*Objective*:
Retype, please, the listing from its opening line through the line that contains "ax.yaxis.grid(True, color=grid_color, lw=1.2, zorder=0)", both included, without the pictures.
* start Data shown *
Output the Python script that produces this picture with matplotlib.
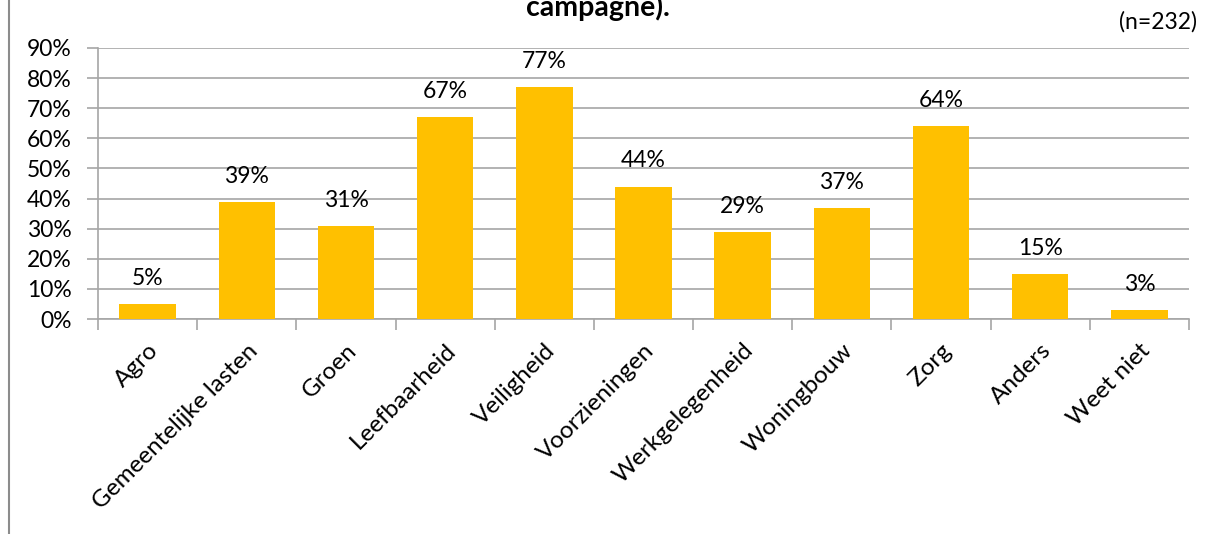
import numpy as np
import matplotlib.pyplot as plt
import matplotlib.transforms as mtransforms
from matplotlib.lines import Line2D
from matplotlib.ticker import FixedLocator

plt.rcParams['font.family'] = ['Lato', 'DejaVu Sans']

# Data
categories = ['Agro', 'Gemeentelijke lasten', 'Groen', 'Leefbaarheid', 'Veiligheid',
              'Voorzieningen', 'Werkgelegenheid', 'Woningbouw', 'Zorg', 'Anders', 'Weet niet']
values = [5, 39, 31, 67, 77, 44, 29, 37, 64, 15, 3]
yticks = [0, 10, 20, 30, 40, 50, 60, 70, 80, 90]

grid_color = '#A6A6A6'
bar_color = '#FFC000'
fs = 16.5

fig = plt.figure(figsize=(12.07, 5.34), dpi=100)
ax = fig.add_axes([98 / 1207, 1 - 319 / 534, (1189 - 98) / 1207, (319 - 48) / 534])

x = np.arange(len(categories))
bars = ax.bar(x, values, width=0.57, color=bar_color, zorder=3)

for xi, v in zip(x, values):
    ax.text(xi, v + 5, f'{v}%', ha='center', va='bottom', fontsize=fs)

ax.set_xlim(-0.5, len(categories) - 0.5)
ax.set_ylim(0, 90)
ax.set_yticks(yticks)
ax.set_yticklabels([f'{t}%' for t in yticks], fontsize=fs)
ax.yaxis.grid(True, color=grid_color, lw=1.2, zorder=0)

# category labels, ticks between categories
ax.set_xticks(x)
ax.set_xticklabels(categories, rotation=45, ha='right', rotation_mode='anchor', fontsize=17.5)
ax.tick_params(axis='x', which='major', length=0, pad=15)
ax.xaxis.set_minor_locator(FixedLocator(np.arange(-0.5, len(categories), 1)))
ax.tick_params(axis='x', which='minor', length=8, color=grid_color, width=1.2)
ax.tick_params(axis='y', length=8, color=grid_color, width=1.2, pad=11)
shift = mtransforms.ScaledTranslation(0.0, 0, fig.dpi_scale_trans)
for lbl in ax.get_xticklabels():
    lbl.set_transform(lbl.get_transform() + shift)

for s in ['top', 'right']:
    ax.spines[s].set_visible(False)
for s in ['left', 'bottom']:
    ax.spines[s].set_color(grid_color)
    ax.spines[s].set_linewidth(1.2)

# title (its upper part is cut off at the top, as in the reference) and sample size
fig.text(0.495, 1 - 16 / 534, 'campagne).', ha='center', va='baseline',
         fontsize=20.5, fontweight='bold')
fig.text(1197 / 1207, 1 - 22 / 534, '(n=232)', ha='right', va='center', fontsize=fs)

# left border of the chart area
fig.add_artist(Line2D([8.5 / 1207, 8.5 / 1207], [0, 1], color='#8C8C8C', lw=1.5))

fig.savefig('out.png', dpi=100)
* end Data shown *
*Full solution*:
Output the Python script that produces this picture with matplotlib.
import numpy as np
import matplotlib.pyplot as plt
import matplotlib.transforms as mtransforms
from matplotlib.lines import Line2D
from matplotlib.ticker import FixedLocator

plt.rcParams['font.family'] = ['Lato', 'DejaVu Sans']

# Data
categories = ['Agro', 'Gemeentelijke lasten', 'Groen', 'Leefbaarheid', 'Veiligheid',
              'Voorzieningen', 'Werkgelegenheid', 'Woningbouw', 'Zorg', 'Anders', 'Weet niet']
values = [5, 39, 31, 67, 77, 44, 29, 37, 64, 15, 3]
yticks = [0, 10, 20, 30, 40, 50, 60, 70, 80, 90]

grid_color = '#A6A6A6'
bar_color = '#FFC000'
fs = 16.5

fig = plt.figure(figsize=(12.07, 5.34), dpi=100)
ax = fig.add_axes([98 / 1207, 1 - 319 / 534, (1189 - 98) / 1207, (319 - 48) / 534])

x = np.arange(len(categories))
bars = ax.bar(x, values, width=0.57, color=bar_color, zorder=3)

for xi, v in zip(x, values):
    ax.text(xi, v + 5, f'{v}%', ha='center', va='bottom', fontsize=fs)

ax.set_xlim(-0.5, len(categories) - 0.5)
ax.set_ylim(0, 90)
ax.set_yticks(yticks)
ax.set_yticklabels([f'{t}%' for t in yticks], fontsize=fs)
ax.yaxis.grid(True, color=grid_color, lw=1.2, zorder=0)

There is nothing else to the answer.